By using a stock signals API to efficiently access both short-term and long-term signal data, you can make decisions about when to enter and exit the market and rebalance your portfolio.
Another way to use stock signal APIs is through automated stock trading platforms. These are more tailored to the active trader and allow you to monitor the markets, analyse trends and automatically execute trades based on pre-defined buy/sell signals on eligible stocks. These platforms also include backtesting applications that allow traders to optimise strategies and increase profitability. Again, these platforms should be used with caution and only by experienced traders due to the risk of automated order execution, overtrading, high fees and problems with algorithmic execution.
Certain stock signal APIs provide up-to-date market news and insights. This can be invaluable for monitoring news items that can affect stock prices.
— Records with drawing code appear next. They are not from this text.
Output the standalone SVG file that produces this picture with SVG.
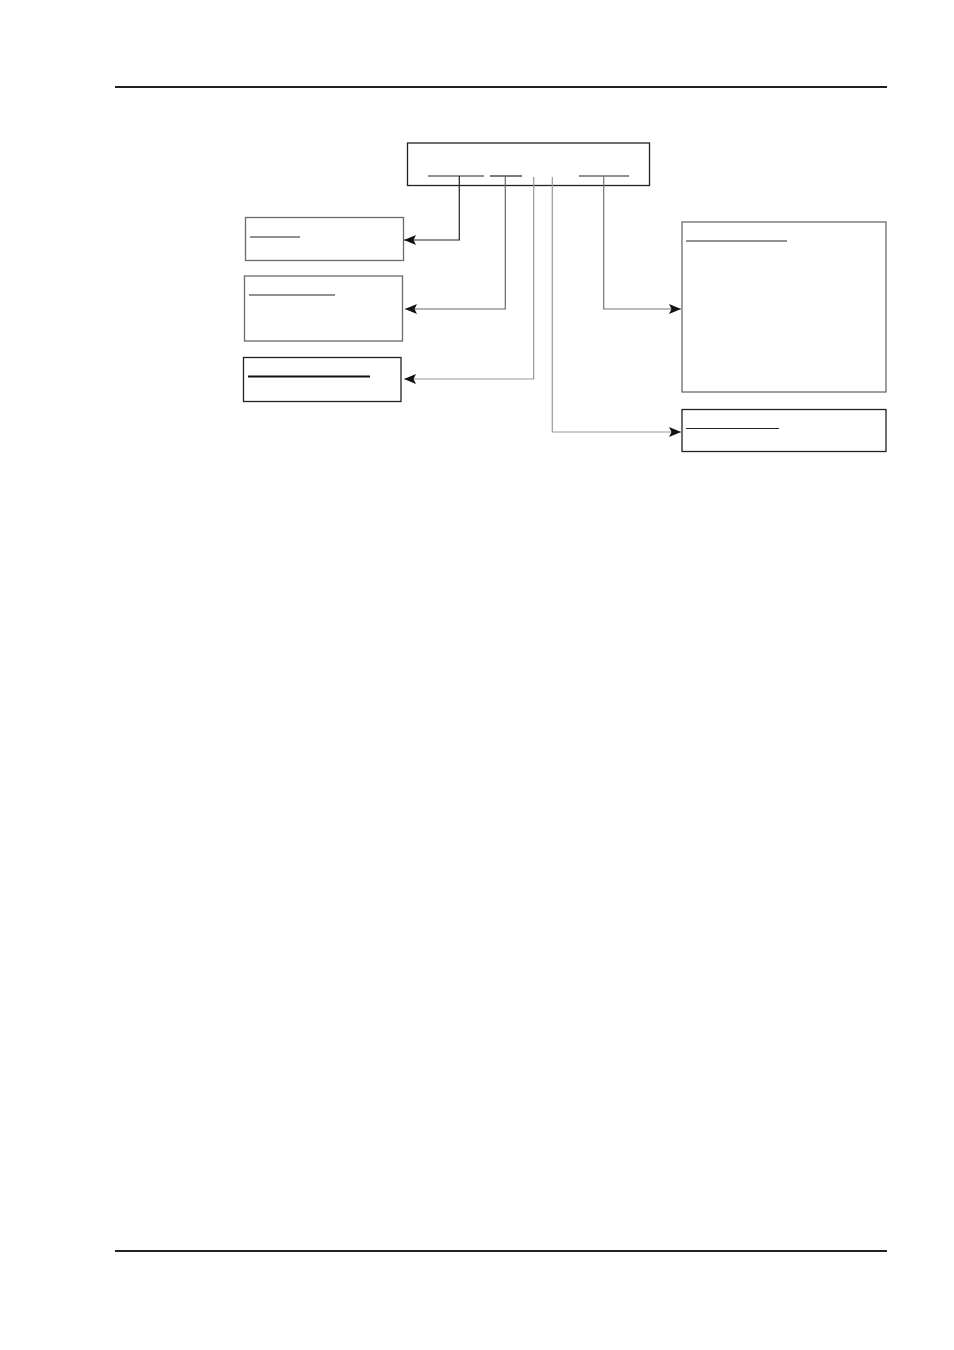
<svg xmlns="http://www.w3.org/2000/svg" width="954" height="1350" viewBox="0 0 954 1350">
<defs>
<style>
.box{fill:#fff;stroke:#6a6a6a;stroke-width:1.3}
.boxd{fill:#fff;stroke:#222;stroke-width:1.3}
.ul{stroke:#222;stroke-width:1.2}
.c{fill:none;stroke-width:1.2}
</style>
<marker id="ah" viewBox="0 0 12 10" refX="12" refY="5" markerWidth="12" markerHeight="10" markerUnits="userSpaceOnUse" orient="auto">
<path d="M0,0 L12,5 L0,10 L2.5,5 z" fill="#111"/>
</marker>
</defs>
<rect width="954" height="1350" fill="#fff"/>
<line x1="115" y1="87" x2="887" y2="87" stroke="#222" stroke-width="2"/>
<line x1="115" y1="1251" x2="887" y2="1251" stroke="#222" stroke-width="2"/>
<g id="main">
<rect class="boxd" x="407.5" y="143" width="242" height="42.5"/>
<line class="ul" x1="428" y1="176" x2="484" y2="176"/>
<line class="ul" x1="490" y1="176" x2="522" y2="176"/>
<line class="ul" x1="579" y1="176" x2="629" y2="176"/>
</g>
<g id="box1">
<rect class="box" x="245.5" y="217.5" width="158" height="43"/>
<line class="ul" x1="250" y1="237" x2="300" y2="237"/>
</g>
<g id="box2">
<rect class="box" x="244.5" y="276" width="158" height="65"/>
<line class="ul" x1="249" y1="295" x2="335" y2="295"/>
</g>
<g id="box3">
<rect class="boxd" x="243.5" y="357.5" width="157.5" height="44"/>
<line x1="248" y1="376.5" x2="370" y2="376.5" stroke="#111" stroke-width="1.8"/>
</g>
<g id="box4">
<rect class="box" x="682" y="222" width="204" height="170"/>
<line class="ul" x1="686" y1="241" x2="787" y2="241"/>
</g>
<g id="box5">
<rect class="boxd" x="682" y="409.5" width="204" height="42"/>
<line class="ul" x1="686" y1="428.5" x2="779" y2="428.5"/>
</g>
<g id="connectors">
<path class="c" stroke="#222" d="M459.3,176 V240 H404" marker-end="url(#ah)"/>
<path class="c" stroke="#666" d="M505.3,176 V309 H405" marker-end="url(#ah)"/>
<path class="c" stroke="#999" d="M533.7,177 V379 H404" marker-end="url(#ah)"/>
<path class="c" stroke="#999" d="M552.3,177 V432 H681" marker-end="url(#ah)"/>
<path class="c" stroke="#777" d="M603.7,176 V309 H681" marker-end="url(#ah)"/>
</g>
</svg>
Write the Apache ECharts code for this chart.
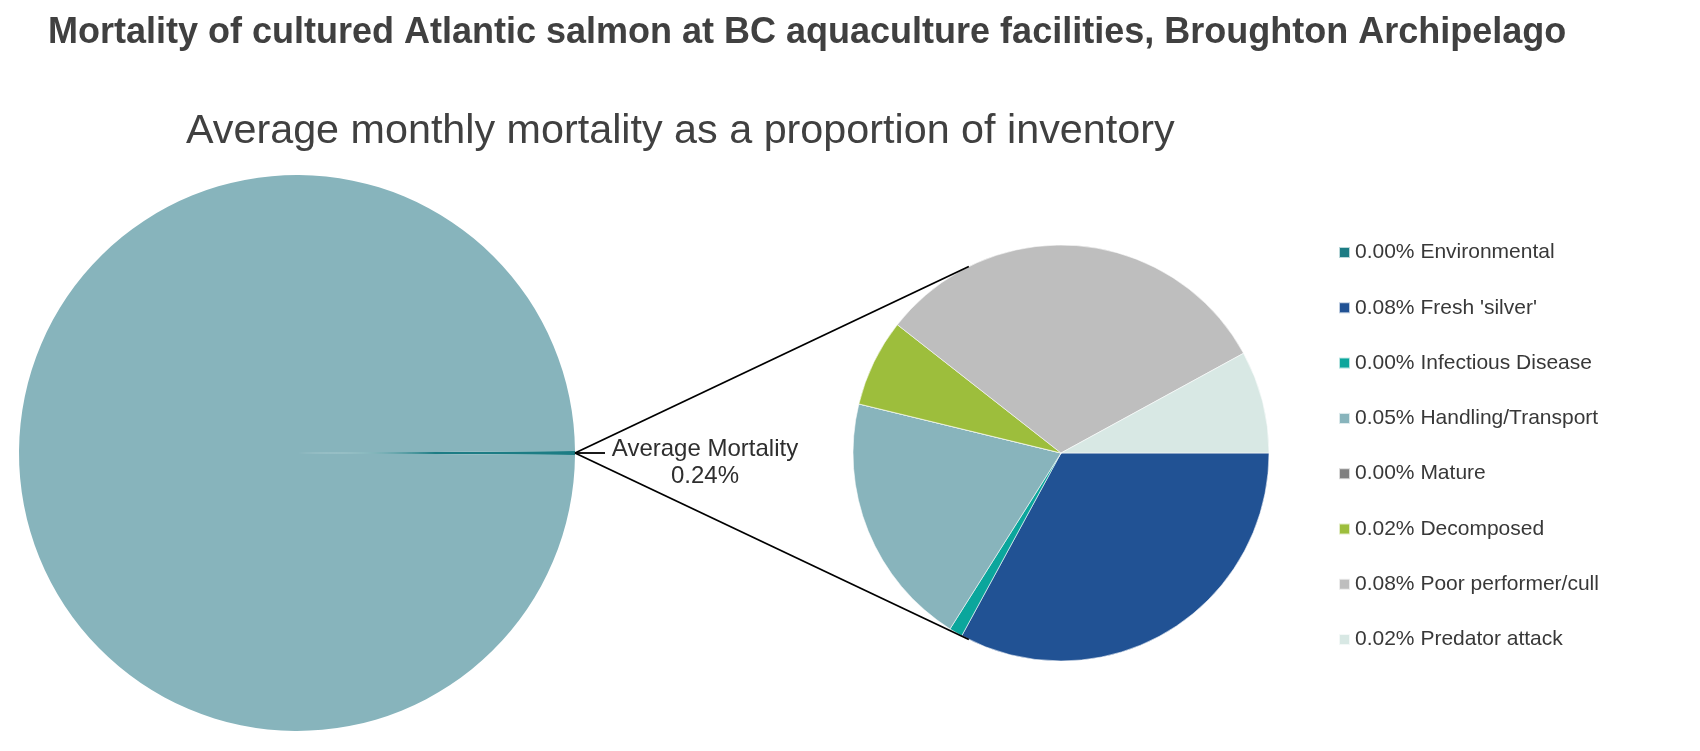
<!DOCTYPE html>
<html>
<head>
<meta charset="utf-8">
<style>
  html, body { margin: 0; padding: 0; background: #ffffff; }
  #chart { width: 1700px; height: 751px; }
</style>
<script src="https://cdn.jsdelivr.net/npm/echarts@6/dist/echarts.min.js"></script>
</head>
<body>
<div id="chart"></div>
<script>
// ---- data ----
const titleText = 'Mortality of cultured Atlantic salmon at BC aquaculture facilities, Broughton Archipelago';
const subtitleText = 'Average monthly mortality as a proportion of inventory';
const categories = ['Environmental', "Fresh 'silver'", 'Infectious Disease', 'Handling/Transport', 'Mature', 'Decomposed', 'Poor performer/cull', 'Predator attack'];
const mortalityPct = [0, 0.079, 0.0025, 0.0476, 0, 0.0163, 0.0755, 0.0191];
const categoryColors = ['#1c7c84', '#215294', '#0ba69c', '#88b4bc', '#808080', '#9dbe3c', '#bebebe', '#d8e8e4'];
const overviewNames = ['Average Mortality', 'Survivors'];
const overviewColors = ['#1c7c84', '#87b4bc'];

const totalMortality = mortalityPct.reduce((a, b) => a + b, 0);
const overviewValues = [totalMortality, 100 - totalMortality];

// ---- layout ----
const font = 'Liberation Sans, Arial, Helvetica, sans-serif';
const bigC = [297, 453], bigR = 278;
const smallC = [1061, 453], smallR = 208;
const connectorDeg = 116.3;

const chart = echarts.init(document.getElementById('chart'), null, { renderer: 'canvas' });

const valueByName = {};
categories.forEach((c, i) => { valueByName[c] = mortalityPct[i]; });

const startPt = [bigC[0] + bigR, bigC[1]];
const a = connectorDeg * Math.PI / 180;
const topPt = [smallC[0] + smallR * Math.cos(a), smallC[1] - smallR * Math.sin(a)];
const botPt = [smallC[0] + smallR * Math.cos(a), smallC[1] + smallR * Math.sin(a)];

const option = {
  animation: false,
  backgroundColor: '#ffffff',
  title: [
    {
      text: titleText, left: 48, top: 15, padding: 0,
      textStyle: { fontFamily: font, fontSize: 36, fontWeight: 'bold', color: '#404040', lineHeight: 36 }
    },
    {
      text: subtitleText, left: 186, top: 111, padding: 0,
      textStyle: { fontFamily: font, fontSize: 41.3, fontWeight: 'normal', color: '#404040', lineHeight: 41 }
    }
  ],
  legend: {
    orient: 'vertical',
    left: 1338,
    top: 242,
    padding: 0,
    itemGap: 34.3,
    itemWidth: 11,
    itemHeight: 11,
    icon: 'rect',
    selectedMode: false,
    data: categories,
    formatter: function (name) { return valueByName[name].toFixed(2) + '% ' + name; },
    textStyle: { fontFamily: font, fontSize: 21, color: '#383838', lineHeight: 21 }
  },
  graphic: [
    { type: 'line', z: 10, shape: { x1: startPt[0], y1: startPt[1], x2: topPt[0], y2: topPt[1] }, style: { stroke: '#000', lineWidth: 1.8 } },
    { type: 'line', z: 10, shape: { x1: startPt[0], y1: startPt[1], x2: botPt[0], y2: botPt[1] }, style: { stroke: '#000', lineWidth: 1.8 } }
  ],
  series: [
    {
      type: 'pie',
      center: bigC,
      radius: bigR,
      startAngle: overviewValues[0] / 100 * 360 / 2,
      clockwise: true,
      avoidLabelOverlap: false,
      emphasis: { disabled: true },
      silent: true,
      itemStyle: { borderWidth: 0 },
      data: overviewNames.map((n, i) => ({
        name: n,
        value: overviewValues[i],
        itemStyle: { color: overviewColors[i] },
        label: { show: i === 0 },
        labelLine: { show: i === 0 }
      })),
      label: {
        position: 'outside',
        formatter: function (p) { return '{a|' + p.name + '}\n{a|' + p.value.toFixed(2) + '%}'; },
        padding: [20, 0, 0, 0],
        rich: {
          a: { fontFamily: font, fontSize: 24, lineHeight: 27, color: '#2e2e2e', width: 190, align: 'center' }
        }
      },
      labelLine: {
        length: 10, length2: 20,
        lineStyle: { color: '#000', width: 1.8 }
      }
    },
    {
      type: 'pie',
      center: smallC,
      radius: smallR,
      startAngle: 0,
      clockwise: true,
      silent: true,
      emphasis: { disabled: true },
      label: { show: false },
      labelLine: { show: false },
      itemStyle: { borderColor: 'rgba(255,255,255,0.7)', borderWidth: 0.8 },
      data: categories.map((c, i) => ({ name: c, value: mortalityPct[i], itemStyle: { color: categoryColors[i] } }))
    }
  ]
};

chart.setOption(option);
</script>
</body>
</html>
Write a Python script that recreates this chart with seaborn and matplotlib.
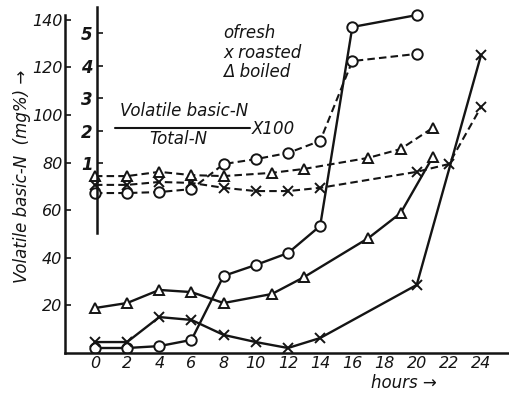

The news can also be filtered to only include reports that are relevant to the investor's portfolio.
Using social sentiment APIs to understand stock trends is a great way for investors to stay informed about the crowd's sentiment and behaviour towards their investments and make buy and sell decisions based on the trends detected.
Social Sentiment APIs tap into a wide range of social media data sources and use analytics to measure the sentiment of various topics to uncover key insights.
By tracking sources such as Twitter and Reddit, sentiment analysis can give investors an extra edge in understanding the movement of a stock.
These APIs provide real-time signals that allow traders to enter or exit positions in a stock based on the sentiment surrounding the stock among social media users.
For example, if there is an increase in social media chatter about a particular stock, this could indicate an upward trend, which could signal to a trader that this is the right time to enter a position in the stock.
Conversely, if the trend is down, this may signal the need to exit a position in that stock. As such, Social Sentiment APIs provide an effective way for traders to keep abreast of the latest market trends and make informed decisions about their investments.